[Begin DATA SHOWN]

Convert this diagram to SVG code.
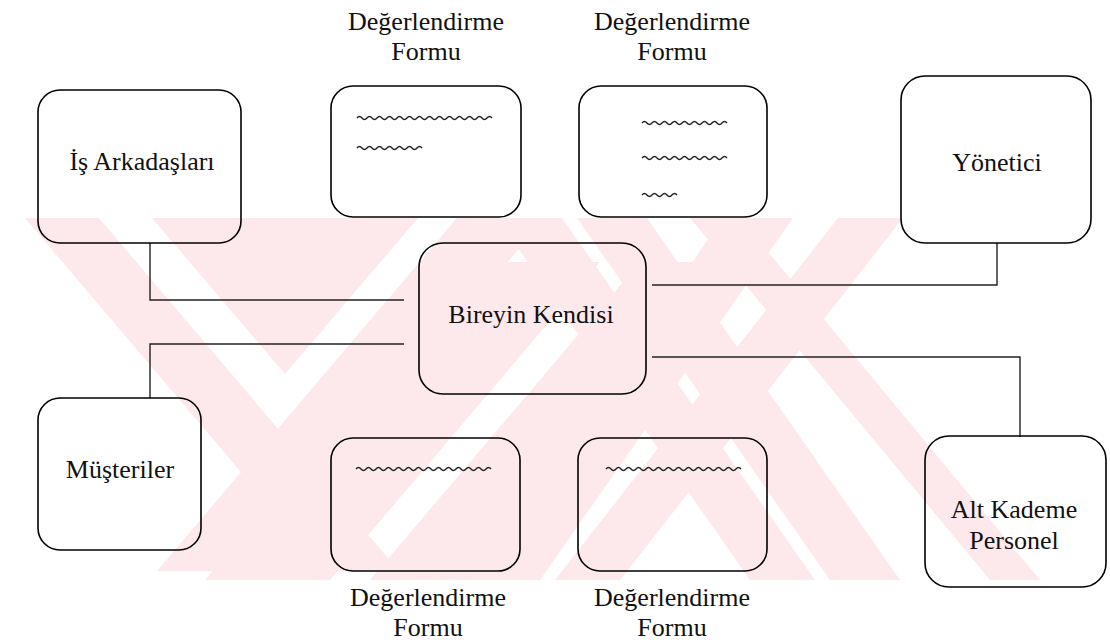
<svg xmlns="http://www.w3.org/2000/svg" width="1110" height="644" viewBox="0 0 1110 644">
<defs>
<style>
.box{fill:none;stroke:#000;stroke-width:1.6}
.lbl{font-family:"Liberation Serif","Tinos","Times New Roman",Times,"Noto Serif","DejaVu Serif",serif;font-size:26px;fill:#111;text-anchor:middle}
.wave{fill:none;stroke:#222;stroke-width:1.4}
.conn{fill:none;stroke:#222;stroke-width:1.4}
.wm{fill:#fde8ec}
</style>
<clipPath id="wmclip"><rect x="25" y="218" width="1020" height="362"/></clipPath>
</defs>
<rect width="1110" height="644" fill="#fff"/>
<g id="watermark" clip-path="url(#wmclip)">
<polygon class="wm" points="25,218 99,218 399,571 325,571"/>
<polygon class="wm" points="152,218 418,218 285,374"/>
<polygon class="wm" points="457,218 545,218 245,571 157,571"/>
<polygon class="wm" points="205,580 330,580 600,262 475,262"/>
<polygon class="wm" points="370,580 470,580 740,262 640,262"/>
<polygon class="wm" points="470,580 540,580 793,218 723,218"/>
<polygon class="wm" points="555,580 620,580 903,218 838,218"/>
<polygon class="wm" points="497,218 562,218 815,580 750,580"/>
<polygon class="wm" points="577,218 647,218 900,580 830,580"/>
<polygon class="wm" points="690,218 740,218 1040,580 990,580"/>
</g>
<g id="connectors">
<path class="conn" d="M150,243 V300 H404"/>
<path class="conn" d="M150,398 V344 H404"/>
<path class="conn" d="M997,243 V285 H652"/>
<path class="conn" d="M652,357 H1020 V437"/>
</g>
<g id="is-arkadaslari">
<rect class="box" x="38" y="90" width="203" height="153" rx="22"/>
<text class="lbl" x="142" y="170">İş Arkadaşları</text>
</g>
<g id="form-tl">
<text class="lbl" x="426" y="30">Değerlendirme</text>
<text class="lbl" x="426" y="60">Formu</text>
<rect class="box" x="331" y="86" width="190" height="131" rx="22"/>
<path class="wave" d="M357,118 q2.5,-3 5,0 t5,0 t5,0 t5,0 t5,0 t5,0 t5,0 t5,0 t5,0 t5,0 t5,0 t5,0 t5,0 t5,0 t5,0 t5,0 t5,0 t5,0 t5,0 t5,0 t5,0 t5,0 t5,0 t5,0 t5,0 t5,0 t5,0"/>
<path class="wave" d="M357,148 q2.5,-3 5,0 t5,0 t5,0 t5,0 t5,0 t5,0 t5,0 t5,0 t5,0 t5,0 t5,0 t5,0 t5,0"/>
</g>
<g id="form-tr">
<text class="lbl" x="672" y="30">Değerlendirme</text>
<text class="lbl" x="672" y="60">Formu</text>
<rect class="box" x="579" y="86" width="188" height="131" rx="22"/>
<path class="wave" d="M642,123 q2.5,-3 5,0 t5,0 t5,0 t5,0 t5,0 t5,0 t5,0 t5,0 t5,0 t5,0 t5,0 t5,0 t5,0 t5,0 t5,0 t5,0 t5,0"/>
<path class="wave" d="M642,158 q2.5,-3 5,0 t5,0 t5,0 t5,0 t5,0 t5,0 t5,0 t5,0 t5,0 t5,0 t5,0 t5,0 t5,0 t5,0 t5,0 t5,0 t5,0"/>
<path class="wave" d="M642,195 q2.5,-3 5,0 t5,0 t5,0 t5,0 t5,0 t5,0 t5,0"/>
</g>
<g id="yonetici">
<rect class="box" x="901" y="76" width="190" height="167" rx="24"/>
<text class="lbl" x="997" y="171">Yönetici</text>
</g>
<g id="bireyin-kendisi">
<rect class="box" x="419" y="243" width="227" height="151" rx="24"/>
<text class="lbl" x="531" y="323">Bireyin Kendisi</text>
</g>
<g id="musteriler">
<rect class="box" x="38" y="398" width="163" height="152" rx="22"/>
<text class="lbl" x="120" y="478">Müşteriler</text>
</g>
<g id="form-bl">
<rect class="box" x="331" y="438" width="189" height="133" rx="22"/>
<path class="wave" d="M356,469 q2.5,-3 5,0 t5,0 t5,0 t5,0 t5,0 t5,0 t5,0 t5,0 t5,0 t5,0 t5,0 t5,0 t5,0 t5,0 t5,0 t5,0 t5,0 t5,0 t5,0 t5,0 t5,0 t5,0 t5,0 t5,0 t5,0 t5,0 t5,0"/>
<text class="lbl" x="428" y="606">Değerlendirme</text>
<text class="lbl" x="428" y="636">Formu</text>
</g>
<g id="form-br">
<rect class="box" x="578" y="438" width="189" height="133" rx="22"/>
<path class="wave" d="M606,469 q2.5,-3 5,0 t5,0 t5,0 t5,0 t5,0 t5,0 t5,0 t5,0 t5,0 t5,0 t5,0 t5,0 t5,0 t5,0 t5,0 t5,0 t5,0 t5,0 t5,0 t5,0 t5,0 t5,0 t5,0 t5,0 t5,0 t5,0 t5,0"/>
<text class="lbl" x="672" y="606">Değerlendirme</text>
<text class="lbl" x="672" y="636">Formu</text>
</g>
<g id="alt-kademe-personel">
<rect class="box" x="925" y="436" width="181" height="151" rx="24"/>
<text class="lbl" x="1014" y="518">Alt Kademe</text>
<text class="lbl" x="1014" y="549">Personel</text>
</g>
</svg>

[End DATA SHOWN]

▸ **WRITTEN EXERCISE**:
In your copy, leave out the pictures and reproduce the material above exactly.

▸ **FINAL RESULT**:
Convert this diagram to SVG code.
<svg xmlns="http://www.w3.org/2000/svg" width="1110" height="644" viewBox="0 0 1110 644">
<defs>
<style>
.box{fill:none;stroke:#000;stroke-width:1.6}
.lbl{font-family:"Liberation Serif","Tinos","Times New Roman",Times,"Noto Serif","DejaVu Serif",serif;font-size:26px;fill:#111;text-anchor:middle}
.wave{fill:none;stroke:#222;stroke-width:1.4}
.conn{fill:none;stroke:#222;stroke-width:1.4}
.wm{fill:#fde8ec}
</style>
<clipPath id="wmclip"><rect x="25" y="218" width="1020" height="362"/></clipPath>
</defs>
<rect width="1110" height="644" fill="#fff"/>
<g id="watermark" clip-path="url(#wmclip)">
<polygon class="wm" points="25,218 99,218 399,571 325,571"/>
<polygon class="wm" points="152,218 418,218 285,374"/>
<polygon class="wm" points="457,218 545,218 245,571 157,571"/>
<polygon class="wm" points="205,580 330,580 600,262 475,262"/>
<polygon class="wm" points="370,580 470,580 740,262 640,262"/>
<polygon class="wm" points="470,580 540,580 793,218 723,218"/>
<polygon class="wm" points="555,580 620,580 903,218 838,218"/>
<polygon class="wm" points="497,218 562,218 815,580 750,580"/>
<polygon class="wm" points="577,218 647,218 900,580 830,580"/>
<polygon class="wm" points="690,218 740,218 1040,580 990,580"/>
</g>
<g id="connectors">
<path class="conn" d="M150,243 V300 H404"/>
<path class="conn" d="M150,398 V344 H404"/>
<path class="conn" d="M997,243 V285 H652"/>
<path class="conn" d="M652,357 H1020 V437"/>
</g>
<g id="is-arkadaslari">
<rect class="box" x="38" y="90" width="203" height="153" rx="22"/>
<text class="lbl" x="142" y="170">İş Arkadaşları</text>
</g>
<g id="form-tl">
<text class="lbl" x="426" y="30">Değerlendirme</text>
<text class="lbl" x="426" y="60">Formu</text>
<rect class="box" x="331" y="86" width="190" height="131" rx="22"/>
<path class="wave" d="M357,118 q2.5,-3 5,0 t5,0 t5,0 t5,0 t5,0 t5,0 t5,0 t5,0 t5,0 t5,0 t5,0 t5,0 t5,0 t5,0 t5,0 t5,0 t5,0 t5,0 t5,0 t5,0 t5,0 t5,0 t5,0 t5,0 t5,0 t5,0 t5,0"/>
<path class="wave" d="M357,148 q2.5,-3 5,0 t5,0 t5,0 t5,0 t5,0 t5,0 t5,0 t5,0 t5,0 t5,0 t5,0 t5,0 t5,0"/>
</g>
<g id="form-tr">
<text class="lbl" x="672" y="30">Değerlendirme</text>
<text class="lbl" x="672" y="60">Formu</text>
<rect class="box" x="579" y="86" width="188" height="131" rx="22"/>
<path class="wave" d="M642,123 q2.5,-3 5,0 t5,0 t5,0 t5,0 t5,0 t5,0 t5,0 t5,0 t5,0 t5,0 t5,0 t5,0 t5,0 t5,0 t5,0 t5,0 t5,0"/>
<path class="wave" d="M642,158 q2.5,-3 5,0 t5,0 t5,0 t5,0 t5,0 t5,0 t5,0 t5,0 t5,0 t5,0 t5,0 t5,0 t5,0 t5,0 t5,0 t5,0 t5,0"/>
<path class="wave" d="M642,195 q2.5,-3 5,0 t5,0 t5,0 t5,0 t5,0 t5,0 t5,0"/>
</g>
<g id="yonetici">
<rect class="box" x="901" y="76" width="190" height="167" rx="24"/>
<text class="lbl" x="997" y="171">Yönetici</text>
</g>
<g id="bireyin-kendisi">
<rect class="box" x="419" y="243" width="227" height="151" rx="24"/>
<text class="lbl" x="531" y="323">Bireyin Kendisi</text>
</g>
<g id="musteriler">
<rect class="box" x="38" y="398" width="163" height="152" rx="22"/>
<text class="lbl" x="120" y="478">Müşteriler</text>
</g>
<g id="form-bl">
<rect class="box" x="331" y="438" width="189" height="133" rx="22"/>
<path class="wave" d="M356,469 q2.5,-3 5,0 t5,0 t5,0 t5,0 t5,0 t5,0 t5,0 t5,0 t5,0 t5,0 t5,0 t5,0 t5,0 t5,0 t5,0 t5,0 t5,0 t5,0 t5,0 t5,0 t5,0 t5,0 t5,0 t5,0 t5,0 t5,0 t5,0"/>
<text class="lbl" x="428" y="606">Değerlendirme</text>
<text class="lbl" x="428" y="636">Formu</text>
</g>
<g id="form-br">
<rect class="box" x="578" y="438" width="189" height="133" rx="22"/>
<path class="wave" d="M606,469 q2.5,-3 5,0 t5,0 t5,0 t5,0 t5,0 t5,0 t5,0 t5,0 t5,0 t5,0 t5,0 t5,0 t5,0 t5,0 t5,0 t5,0 t5,0 t5,0 t5,0 t5,0 t5,0 t5,0 t5,0 t5,0 t5,0 t5,0 t5,0"/>
<text class="lbl" x="672" y="606">Değerlendirme</text>
<text class="lbl" x="672" y="636">Formu</text>
</g>
<g id="alt-kademe-personel">
<rect class="box" x="925" y="436" width="181" height="151" rx="24"/>
<text class="lbl" x="1014" y="518">Alt Kademe</text>
<text class="lbl" x="1014" y="549">Personel</text>
</g>
</svg>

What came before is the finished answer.